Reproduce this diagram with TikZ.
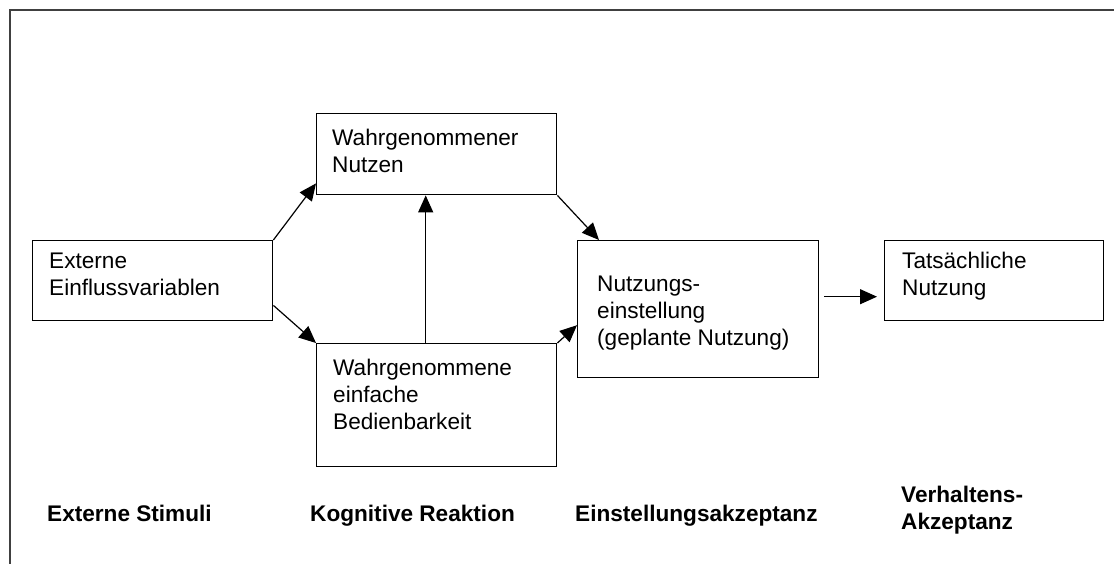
\documentclass[tikz,border=0pt]{standalone}
\usepackage{fontspec}
\setmainfont{Liberation Sans}
\usetikzlibrary{positioning,arrows.meta}

\begin{document}
\begin{tikzpicture}[x=1pt,y=-1pt,
  box/.style={draw,line width=1.4pt,inner sep=0pt,anchor=north west},
  txt/.style={anchor=north west,inner sep=0pt,align=left,
    font=\fontsize{22.6}{27}\selectfont},
  stage/.style={txt,font=\fontsize{22.6}{27}\selectfont\bfseries},
  arr/.style={line width=1.2pt,-{Triangle[length=17pt,width=15pt]}}]
  \useasboundingbox (0,0) rectangle (1114,564);
  \draw[line width=2.5pt,black!75] (10,564) -- (10,10) -- (1114,10);
  % boxes
  \node[box,minimum width=240pt,minimum height=80pt] (ext) at (32,240) {};
  \node[box,minimum width=240pt,minimum height=81pt] (nutz) at (316,113) {};
  \node[box,minimum width=240pt,minimum height=123pt] (bed) at (316,343) {};
  \node[box,minimum width=241pt,minimum height=137pt] (einst) at (577,240) {};
  \node[box,minimum width=219pt,minimum height=80pt] (tats) at (884,240) {};
  % box texts
  \node[txt] (extT) at ([xshift=17pt,yshift=-13pt]ext.north west)
    {Externe\\Einflussvariablen};
  \node[txt] (nutzT) at ([xshift=16pt,yshift=-16pt]nutz.north west)
    {Wahrgenommener\\Nutzen};
  \node[txt] (bedT) at ([xshift=17pt,yshift=-16pt]bed.north west)
    {Wahrgenommene\\einfache\\Bedienbarkeit};
  \node[txt] (einstT) at ([xshift=20pt,yshift=-36pt]einst.north west)
    {Nutzungs-\\einstellung\\(geplante Nutzung)};
  \node[txt] (tatsT) at ([xshift=18pt,yshift=-12pt]tats.north west)
    {Tatsächliche\\Nutzung};
  % stages
  \node[stage] (st1) at (47,505) {Externe Stimuli};
  \node[stage] (st2) at (310,505) {Kognitive Reaktion};
  \node[stage] (st3) at (575,505) {Einstellungsakzeptanz};
  \node[stage] (st4) at (901,486) {Verhaltens-\\Akzeptanz};
  % arrows
  \draw[arr] (ext.north east) -- ([yshift=12pt]nutz.south west);
  \draw[arr] ([yshift=16pt]ext.south east) -- (bed.north west);
  \draw[arr] ([xshift=-11pt]bed.north) -- ([xshift=-11pt]nutz.south);
  \draw[arr] (nutz.south east) -- ([xshift=22pt]einst.north west);
  \draw[arr] (bed.north east) -- ([yshift=-16pt]einst.west);
  \draw[arr] ([xshift=5pt,yshift=12.5pt]einst.east)
    -- ([xshift=-7pt,yshift=-16pt]tats.west);
\end{tikzpicture}
\end{document}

» What is needed
Omit every picture while copying the listing above exactly.

» Solution for this problem
Reproduce this diagram with TikZ.
\documentclass[tikz,border=0pt]{standalone}
\usepackage{fontspec}
\setmainfont{Liberation Sans}
\usetikzlibrary{positioning,arrows.meta}

\begin{document}
\begin{tikzpicture}[x=1pt,y=-1pt,
  box/.style={draw,line width=1.4pt,inner sep=0pt,anchor=north west},
  txt/.style={anchor=north west,inner sep=0pt,align=left,
    font=\fontsize{22.6}{27}\selectfont},
  stage/.style={txt,font=\fontsize{22.6}{27}\selectfont\bfseries},
  arr/.style={line width=1.2pt,-{Triangle[length=17pt,width=15pt]}}]
  \useasboundingbox (0,0) rectangle (1114,564);
  \draw[line width=2.5pt,black!75] (10,564) -- (10,10) -- (1114,10);
  % boxes
  \node[box,minimum width=240pt,minimum height=80pt] (ext) at (32,240) {};
  \node[box,minimum width=240pt,minimum height=81pt] (nutz) at (316,113) {};
  \node[box,minimum width=240pt,minimum height=123pt] (bed) at (316,343) {};
  \node[box,minimum width=241pt,minimum height=137pt] (einst) at (577,240) {};
  \node[box,minimum width=219pt,minimum height=80pt] (tats) at (884,240) {};
  % box texts
  \node[txt] (extT) at ([xshift=17pt,yshift=-13pt]ext.north west)
    {Externe\\Einflussvariablen};
  \node[txt] (nutzT) at ([xshift=16pt,yshift=-16pt]nutz.north west)
    {Wahrgenommener\\Nutzen};
  \node[txt] (bedT) at ([xshift=17pt,yshift=-16pt]bed.north west)
    {Wahrgenommene\\einfache\\Bedienbarkeit};
  \node[txt] (einstT) at ([xshift=20pt,yshift=-36pt]einst.north west)
    {Nutzungs-\\einstellung\\(geplante Nutzung)};
  \node[txt] (tatsT) at ([xshift=18pt,yshift=-12pt]tats.north west)
    {Tatsächliche\\Nutzung};
  % stages
  \node[stage] (st1) at (47,505) {Externe Stimuli};
  \node[stage] (st2) at (310,505) {Kognitive Reaktion};
  \node[stage] (st3) at (575,505) {Einstellungsakzeptanz};
  \node[stage] (st4) at (901,486) {Verhaltens-\\Akzeptanz};
  % arrows
  \draw[arr] (ext.north east) -- ([yshift=12pt]nutz.south west);
  \draw[arr] ([yshift=16pt]ext.south east) -- (bed.north west);
  \draw[arr] ([xshift=-11pt]bed.north) -- ([xshift=-11pt]nutz.south);
  \draw[arr] (nutz.south east) -- ([xshift=22pt]einst.north west);
  \draw[arr] (bed.north east) -- ([yshift=-16pt]einst.west);
  \draw[arr] ([xshift=5pt,yshift=12.5pt]einst.east)
    -- ([xshift=-7pt,yshift=-16pt]tats.west);
\end{tikzpicture}
\end{document}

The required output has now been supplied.